The Chinese action Teodoro responded to is, on its face, narrow. It targets Teodoro personally, freezes his Chinese assets where any exist, and bars him from entering the People's Republic. The measure has limited practical effect on a sitting Philippine cabinet secretary. Its political effect is the point: it elevates a bilateral maritime dispute into a question of personal legitimacy. By responding in kind, with the vocabulary of "wickedness," Teodoro has accepted the elevation. Both governments have now agreed, in effect, to treat a sovereignty contest as a character contest.

This is a deliberate inversion of how Beijing has historically managed friction with smaller neighbours. The standard playbook has been to keep the temperature low, prefer working-level engagement, and let economic gravity do the work. Sanctioning a sitting defence secretary breaks that pattern; doing so over a set of incidents in disputed waters signals that Beijing has decided the cost of letting Manila's posture entrench is greater than the cost of escalation.

The structural backdrop nobody mentions

The contest is not, at root, about shoals. It is about the period in which the post-2016 arbitral ruling — which Manila cites and Beijing rejects as a matter of legal principle — has aged. The Permanent Court of Arbitration's award under UNCLOS invalidated the nine-dash line in its broad form; Beijing's position since has been to continue operating inside it anyway, and to push the boundary of what other claimants accept. Manila's response, under Teodoro and his predecessor, has been to refuse the slow normalisation of de facto control. The public framing of "wickedness" is the rhetoric that follows when the technical arguments have been exhausted and one side is not moving.

A second layer is the American re-engagement. The 2023 and 2024 expansions of the US-Philippines Enhanced Defense Cooperation Agreement put four new sites under rotational American access, three of them facing the South China Sea. The Philippine defence chief's office is now functionally coordinating with the US Indo-Pacific Command on posture matters, including joint patrols with Japan and Australia, that would have been hard to imagine five years ago. Chinese counter-measures, when they come, increasingly target Philippine officials rather than Philippine assets — partly because the assets are now underwritten by treaty allies.

The counter-narrative, given its due

Beijing's read of the same facts is internally coherent and deserves the same structural seriousness. From the Chinese foreign ministry's podium, the Philippines is the actor escalating: inviting extra-regional forces into the South China Sea, publicising confrontations at Ayungin Shoal and Ren'ai Reef, and presenting routine enforcement actions as acts of aggression. Sanctioning a Philippine cabinet secretary is, in that telling, a proportionate response to years of what Chinese officials describe as Manila's collusion with Washington. The CGTN line and the Xinhua line — that the South China Sea is governed by stable bilateral channels and that outside powers are the destabilising variable — has, in fact, been the regional default for a generation. It is not Beijing's frame alone; it is the frame most ASEAN foreign ministries still use in private even when their public language has hardened.

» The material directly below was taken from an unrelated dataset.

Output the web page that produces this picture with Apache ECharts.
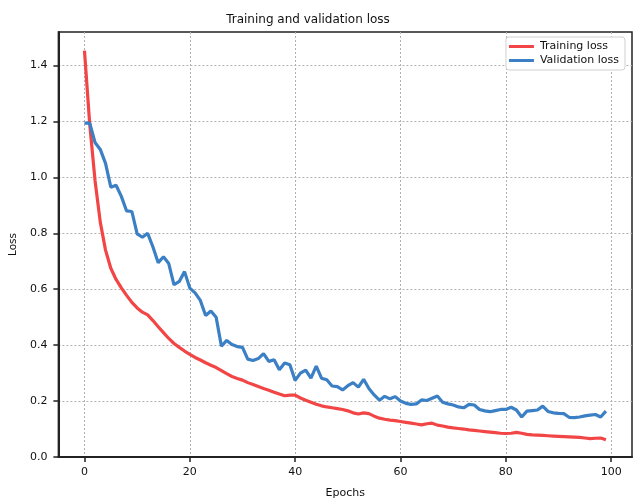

Manila's reply is that no amount of "stable bilateral channels" alters the fact that the Philippines is a smaller, weaker coastal state contesting a much larger one on its own continental shelf, and that calling in treaty allies is a sovereign right, not collusion. Both readings are true, and both sides know it. That is exactly what makes the present moment combustible.

Why the moral register matters now

Once a conflict is cast as a question of right and wrong rather than interest and interest, the bargaining range narrows. Teodoro cannot easily climb down from "wickedness" without losing his office; the Chinese foreign ministry cannot quietly lift sanctions on someone it has publicly branded a violator of its core interests without losing face. Markets, for the moment, are pricing this as a managed escalation: the peso is steady, regional equity indices are unmoved, and no major capital has recalled diplomats. But the register of the dispute is now two rungs higher than it was a week ago, and the next flashpoint in the shoals will be read in Manila and Beijing through a moral lens that is much harder to unwind than a legal one.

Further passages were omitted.